Starting & Stopping HSM (zmhsm)
Configurations > Servers > [Server With HSM Volume]
The on the right-hand section, above the details area for the server you'll see a button/tab HSM. Click on this and you'll be given the option to Start HSM Session. It will output progress details.
References From Official Documentation
zmhsm - command for HSM
Please see:
CLI_zmhsm_Network_Edition_only
zmvolume - command for volumes
Please see:
http://wiki.zimbra.com/index.php?title=CLI_zmvolume
Global HSM Session Setting
Reference: http://www.zimbra.com/docs/ne/latest/administration_guide/Managing_ZCS.10.1.html#1111022
Global Settings HSM (Hierarchical Storage Management) sets the default message age threshold to 30 days. The HSM global setting is the default unless you change the schedule in the Server configuration. See “Scheduling HSM Sessions” .
Scheduling HSM Sessions
Reference: http://www.zimbra.com/docs/ne/latest/administration_guide/Managing_ZCS.10.1.html#1111045
HSM can be configured for secondary storage volumes for older messages. Messages and attachments are moved from a primary volume to the current secondary volume based on the age of the message. Users are not aware of any change and do not see any noticeable difference when opening an older message that has been moved.

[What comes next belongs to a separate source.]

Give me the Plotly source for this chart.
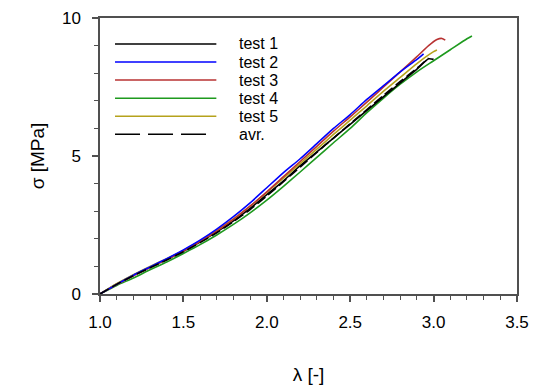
import plotly.graph_objects as go

# ---- data ----
lam_base = [1.0, 1.1, 1.2, 1.3, 1.4, 1.5, 1.6, 1.7, 1.8, 1.9, 2.0,
            2.1, 2.2, 2.3, 2.4, 2.5, 2.6, 2.7, 2.8, 2.9]

test1_lam = lam_base + [2.97, 3.0]
test1_sig = [0, 0.36, 0.68, 0.97, 1.25, 1.55, 1.88, 2.25, 2.65, 3.1, 3.6,
             4.1, 4.65, 5.15, 5.65, 6.15, 6.65, 7.15, 7.65, 8.15, 8.52, 8.5]

test2_lam = lam_base + [2.94]
test2_sig = [0, 0.35, 0.68, 0.98, 1.28, 1.6, 1.95, 2.35, 2.8, 3.3, 3.85,
             4.4, 4.9, 5.45, 6.0, 6.5, 7.05, 7.55, 8.05, 8.5, 8.7]

test3_lam = lam_base + [2.97, 3.02, 3.05, 3.07]
test3_sig = [0, 0.34, 0.66, 0.96, 1.25, 1.56, 1.9, 2.28, 2.7, 3.18, 3.7,
             4.25, 4.8, 5.35, 5.9, 6.42, 6.95, 7.5, 8.05, 8.6, 9.0, 9.22, 9.26, 9.2]

test4_lam = lam_base + [3.0, 3.1, 3.2, 3.23]
test4_sig = [0, 0.31, 0.58, 0.88, 1.16, 1.47, 1.79, 2.14, 2.52, 2.94, 3.4,
             3.9, 4.42, 4.95, 5.48, 6.0, 6.57, 7.1, 7.6, 8.05, 8.45, 8.85, 9.25, 9.35]

test5_lam = lam_base + [3.0, 3.02]
test5_sig = [0, 0.37, 0.7, 1.0, 1.28, 1.58, 1.92, 2.3, 2.72, 3.18, 3.68,
             4.2, 4.72, 5.25, 5.78, 6.3, 6.82, 7.35, 7.85, 8.35, 8.78, 8.84]

avr_lam = lam_base + [2.97]
avr_sig = [0, 0.35, 0.66, 0.95, 1.23, 1.53, 1.86, 2.22, 2.62, 3.06, 3.55,
           4.07, 4.6, 5.13, 5.65, 6.17, 6.68, 7.2, 7.7, 8.18, 8.55]

series_names = ["test 1", "test 2", "test 3", "test 4", "test 5", "avr."]
x_ticks = [1.0, 1.5, 2.0, 2.5, 3.0, 3.5]
x_tick_labels = ["1.0", "1.5", "2.0", "2.5", "3.0", "3.5"]
y_ticks = [0, 5, 10]
y_tick_labels = ["0", "5", "10"]

# ---- styles ----
colors = ["#000000", "#0000ff", "#b83232", "#1e9a1e", "#b5a21c", "#000000"]
dashes = ["solid", "solid", "solid", "solid", "solid", "10px,4px"]
legend_dashes = ["solid", "solid", "solid", "solid", "solid", "25px,8px"]
legend_x1 = [0.279, 0.279, 0.279, 0.279, 0.279, 0.257]

xs = [test1_lam, test2_lam, test3_lam, test4_lam, test5_lam, avr_lam]
ys = [test1_sig, test2_sig, test3_sig, test4_sig, test5_sig, avr_sig]

FONT = "Liberation Sans, Arial, sans-serif"
AX = "#505050"

fig = go.Figure()
# draw order: tests first, average on top
for i in [3, 0, 4, 2, 1, 5]:
    fig.add_trace(go.Scatter(
        x=xs[i], y=ys[i], mode="lines", name=series_names[i],
        line=dict(color=colors[i], width=1.6, dash=dashes[i], shape="spline",
                  smoothing=0.6),
        showlegend=False, hoverinfo="skip"))

# manual legend (long sample lines as in the reference)
leg_y0 = 0.906
leg_dy = 0.0655
for i, name in enumerate(series_names):
    yy = leg_y0 - i * leg_dy
    fig.add_shape(type="line", xref="paper", yref="paper",
                  x0=0.036, x1=legend_x1[i], y0=yy, y1=yy,
                  line=dict(color=colors[i], width=1.5, dash=legend_dashes[i]))
    fig.add_annotation(xref="paper", yref="paper", x=0.329, y=yy,
                       text=name, showarrow=False, xanchor="left",
                       yanchor="middle",
                       font=dict(family=FONT, size=16, color="#000000"))

fig.update_xaxes(
    range=[1.0, 3.5], tickvals=x_ticks, ticktext=x_tick_labels,
    ticks="outside", ticklen=6, tickwidth=1.5, tickcolor=AX,
    minor=dict(dtick=0.1, ticks="outside", ticklen=4, tickwidth=1.2,
               tickcolor=AX, showgrid=False),
    showline=True, linecolor=AX, linewidth=1.5, mirror=True,
    showgrid=False, zeroline=False, ticklabelstandoff=6, automargin=False,
    tickfont=dict(family=FONT, size=17, color="#000000"),
    title=dict(text="λ [-]", font=dict(family=FONT, size=19, color="#000000"),
               standoff=37))
fig.update_yaxes(
    range=[0, 10], tickvals=y_ticks, ticktext=y_tick_labels,
    ticks="outside", ticklen=6, tickwidth=1.5, tickcolor=AX,
    minor=dict(dtick=1, ticks="outside", ticklen=4, tickwidth=1.2,
               tickcolor=AX, showgrid=False),
    showline=True, linecolor=AX, linewidth=1.5, mirror=True,
    showgrid=False, zeroline=False, ticklabelstandoff=8, automargin=False,
    tickfont=dict(family=FONT, size=17, color="#000000"),
    title=dict(text="σ [MPa]", font=dict(family=FONT, size=19, color="#000000"),
               standoff=12))

# page body has an 8px margin, so the figure is sized to fit the window
fig.update_layout(
    width=532, height=383,
    margin=dict(l=92, r=23, t=10, b=97),
    paper_bgcolor="white", plot_bgcolor="white",
    showlegend=False,
    font=dict(family=FONT, color="#000000"))

fig.write_html("out.html")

To manage your email storage resources, you can implement a different HSM policy for each mailbox server. The message age threshold for HSM is set globally on the HSM tab or for individual servers from the Server Volume tab. The default is 30 days. The thresholds configured on individual servers override the threshold configured as the global setting. Sessions to move messages to the secondary volume are scheduled in your cron table. From the administration console, when you select a server, you can manually start a session, monitor sessions, and abort sessions that are in progress from the Volumes tab.
When you abort a session and then restart the process, the HSM session looks for entries in the primary store that meet the HSM age criteria. Any entries that were moved in the previous run would be excluded, as they would no longer exist in the primary store.